Framing the Risk in Your Business



Growth requires risk. But don’t overdo it.

Originally published on NewCo shift

I was asked by a CEO recently, “How do I know if my product is ready to scale?” He thought he was ready to raise money and start growing the company, but he didn’t really know how to be sure.

Venture capital exists to invest in enterprises that have a huge opportunity but are also a big risk. Yet VC firms tend to actually be pretty conservative, relying on pattern recognition and social networks to make their decisions. This turns investor pitches into bizarre encounters where you have to help them see the huge risks in your business and how this risks can generate massive returns, but you also must convince them that you have all of that risk managed, so there’s no reason to be afraid. I’ve been turned down so many times by investors “until we’d taken the risk out of the business,” and every time, I’d sit in the car outside their office park thinking, “But don’t you exist specifically to make big bets?”

I can’t tell you how to raise money, because no matter what it’s hard, and there’s no special trick to it. Well, there’s one trick: Sell a company for a billion dollars. Do that, and you’ll never have trouble raising money.

This article is only for those who are not quite so lucky.

What I can help with is framing your company so that you can more coldly see and explain where the risk is, and with that hopefully you can help others get excited about the vision in your head, the beautiful thing you’re trying to build.

Step one is understanding your market risk. If you’re raising money, you have to convince your prospective investors (if you’re talking to typical valley VCs, anyway) that you can build a company that can do $100m in revenue at some point. So, convince me your market can support a company that can hit that scale and still grow. That means the market needs to be hundreds of millions, and probably billions. With Puppet, we knew the overall management market was between $6B and $25B a year, depending on your definition, which made this part pretty easy for us, but lots of companies are creating a market, so they have to spend a lot of time on this topic.

The next big question is why you, particularly, will win. Sometimes this is called technology risk, but companies win for many reasons other than technology, especially these days. Puppet didn’t necessarily have the best tech in the world, but we had a focus on the user that no major player in our space had. Everyone else was worried about the buyer, and we focused on helping the individual users succeed. Other companies have a cultural edge, or even just a mindset that others can’t copy. Whatever it is, though, there needs to be some reason why you’re going to take this big, awesome market.

I call this strategy risk. You’re planning to take the market in a particular way, and you think it will work but you don’t really know until you play.

A high-growth company usually trades off strategy and market risks. If everyone else agrees this is a great market, then you’ll have lots of competition so you need a unique strategy that sets you apart. If it’s a mature market with clear revenues and margins, you need a great strategy to fight against big incumbents, who won’t go quietly.
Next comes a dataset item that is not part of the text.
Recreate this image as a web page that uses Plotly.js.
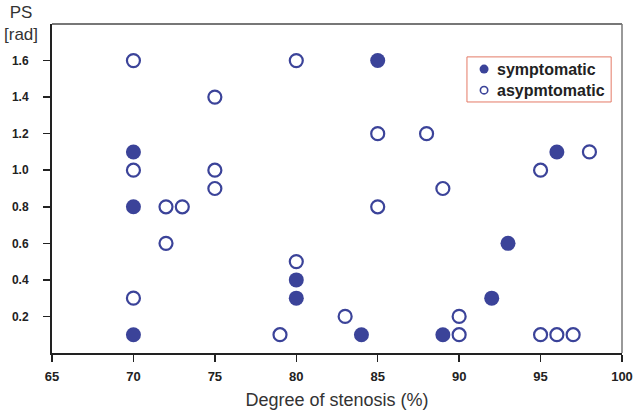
<!DOCTYPE html>
<html>
<head>
<meta charset="utf-8">
<script src="https://cdn.plot.ly/plotly-3.0.1.min.js"></script>
<style>
  html, body { margin: 0; padding: 0; background: #fff; }
  #chart { width: 638px; height: 411px; }
</style>
</head>
<body>
<div id="chart"></div>
<script>
// symptomatic (filled)
const sympX = [70, 70, 70, 80, 80, 84, 85, 89, 92, 93, 96];
const sympY = [1.1, 0.8, 0.1, 0.4, 0.3, 0.1, 1.6, 0.1, 0.3, 0.6, 1.1];

// asymptomatic (open)
const asymX = [70, 70, 70, 72, 73, 72, 75, 75, 75, 79, 80, 80, 83, 85, 85, 88, 89, 90, 90, 95, 95, 96, 97, 98];
const asymY = [1.6, 1.0, 0.3, 0.8, 0.8, 0.6, 1.4, 1.0, 0.9, 0.1, 1.6, 0.5, 0.2, 1.2, 0.8, 1.2, 0.9, 0.2, 0.1, 1.0, 0.1, 0.1, 0.1, 1.1];

const xTicks = [65, 70, 75, 80, 85, 90, 95, 100];
const yTicks = [0.2, 0.4, 0.6, 0.8, 1.0, 1.2, 1.4, 1.6];
const seriesNames = ["symptomatic", "asypmtomatic"];

const BLUE = "#3b4399";

const traces = [
    {
        x: sympX, y: sympY, type: "scatter", mode: "markers", name: seriesNames[0],
        marker: {color: BLUE, size: 15},
        showlegend: false
    },
    {
        x: asymX, y: asymY, type: "scatter", mode: "markers", name: seriesNames[1],
        marker: {color: "#ffffff", size: 13, line: {color: BLUE, width: 2.2}},
        showlegend: false
    }
];

// legend box drawn in paper coords (plot area is 570 x 329 px)
const PW = 570, PH = 329;
const lgX0 = 0.728, lgX1 = 0.981, lgY0 = 0.763, lgY1 = 0.9;
const rowY = [0.863, 0.799];
const symX = 0.758, txtX = 0.777;
const r = 4.5;

const legendShapes = [
    {type: "rect", xref: "paper", yref: "paper", x0: lgX0, x1: lgX1, y0: lgY0, y1: lgY1,
        line: {color: "#e47a66", width: 1}, fillcolor: "#ffffff"},
    {type: "circle", xref: "paper", yref: "paper",
        x0: symX - r / PW, x1: symX + r / PW, y0: rowY[0] - r / PH, y1: rowY[0] + r / PH,
        line: {color: BLUE, width: 0}, fillcolor: BLUE},
    {type: "circle", xref: "paper", yref: "paper",
        x0: symX - (r - 0.8) / PW, x1: symX + (r - 0.8) / PW, y0: rowY[1] - (r - 0.8) / PH, y1: rowY[1] + (r - 0.8) / PH,
        line: {color: BLUE, width: 1.6}, fillcolor: "#ffffff"}
];

const legendText = seriesNames.map((name, i) => ({
    text: name, xref: "paper", yref: "paper",
    x: txtX, y: rowY[i], xanchor: "left", yanchor: "middle",
    showarrow: false, font: {size: 16, weight: "bold", color: "#222"}
}));

const layout = {
    width: 638,
    height: 411,
    margin: {l: 52, r: 16, t: 24, b: 58},
    paper_bgcolor: "#ffffff",
    plot_bgcolor: "#ffffff",
    showlegend: false,
    font: {family: "Arial, 'Liberation Sans', sans-serif", color: "#222"},
    xaxis: {
        range: [65, 100],
        tickvals: xTicks,
        ticktext: xTicks.map(String),
        showgrid: false, zeroline: false,
        showline: true, linecolor: "#222", linewidth: 2,
        ticks: "outside", ticklen: 7, tickwidth: 1.5, tickcolor: "#222",
        ticklabelstandoff: 3,
        tickfont: {size: 13, weight: "bold", color: "#222"},
        title: {text: "Degree of stenosis (%)", font: {size: 18, color: "#333"}, standoff: 11}
    },
    yaxis: {
        range: [0, 1.8],
        tickvals: yTicks,
        ticktext: yTicks.map(v => v.toFixed(1)),
        showgrid: false, zeroline: false,
        showline: true, linecolor: "#222", linewidth: 2,
        ticks: "outside", ticklen: 7, tickwidth: 1.5, tickcolor: "#222",
        ticklabelstandoff: 12,
        tickfont: {size: 12, weight: "bold", color: "#222"}
    },
    shapes: [
        // grey top and right frame
        {type: "line", xref: "paper", yref: "paper", x0: 0, x1: 1, y0: 1, y1: 1, line: {color: "#777", width: 2}},
        {type: "line", xref: "paper", yref: "paper", x0: 1, x1: 1, y0: 0, y1: 1, line: {color: "#777", width: 1.5}},
        ...legendShapes
    ],
    annotations: [
        {
            text: "PS<br>[rad]", xref: "paper", yref: "paper",
            x: -0.054, y: 1.07, xanchor: "center", yanchor: "top",
            showarrow: false, font: {size: 17, color: "#333"}
        },
        ...legendText
    ]
};

Plotly.newPlot("chart", traces, layout, {displayModeBar: false, staticPlot: true});
</script>
</body>
</html>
If, on the other hand, no one else agrees this is a good market, and you get it all to yourself, then the strategy doesn’t need to be differentiated, so you can run the least risky strategy you can think of.

You can’t walk into a VC’s office and say there’s neither market nor strategy risk, because that business is just too obvious. It’s either so obvious it’s actually stupid, or so obvious that you’re one of a hundred players running the same game - both of these are bad bets. You’re not getting that funding round.

The last piece is execution risk. You’ve got a good market, you’ve got a solid strategy. Now convince me that you, particularly, can build a team and make this happen, within the window you have available. This is 99% about the team. Can you hire people? A lot of them? Get them working together? Do you know how to ship software, sell software, market it, etc? Some of this you can do through force of will, some you can do by just being smarter or faster, and some requires that you really nail a couple of pieces, but most of it is about building and scaling a company that can execute your strategy. This is the grit, the work, the hard part. The best strategy in the best market is worthless if you can’t do the work.

There’s one more critical point about risk. It should be obvious, but somehow it’s not.

You want to minimize the risks you take. There’s something about what you’re doing that’s unlikely, probably scary, and quite possibly stupid. That thing has to exist, because it’s what makes your business valuable. Without that huge risk, you can’t possibly achieve the massive payoff you’re looking for. Take that risk, put it on a pedestal, love it.

And then do everything you can to not let other types of risk into the rest of your business. If you know your major risk is strategy, why introduce a massive execution risk at the same time? No. Your work is scary enough that you should be conservative everywhere possible. Pick something you know works when you have that luxury, because you won’t get it very often.

This frame should at least get you the first three slides of your presentation. There’s plenty more to know before you can convince someone you can go out there and win, but being able to clearly talk through the risks in your business and how you’re managing should at least help you get a seat at the table.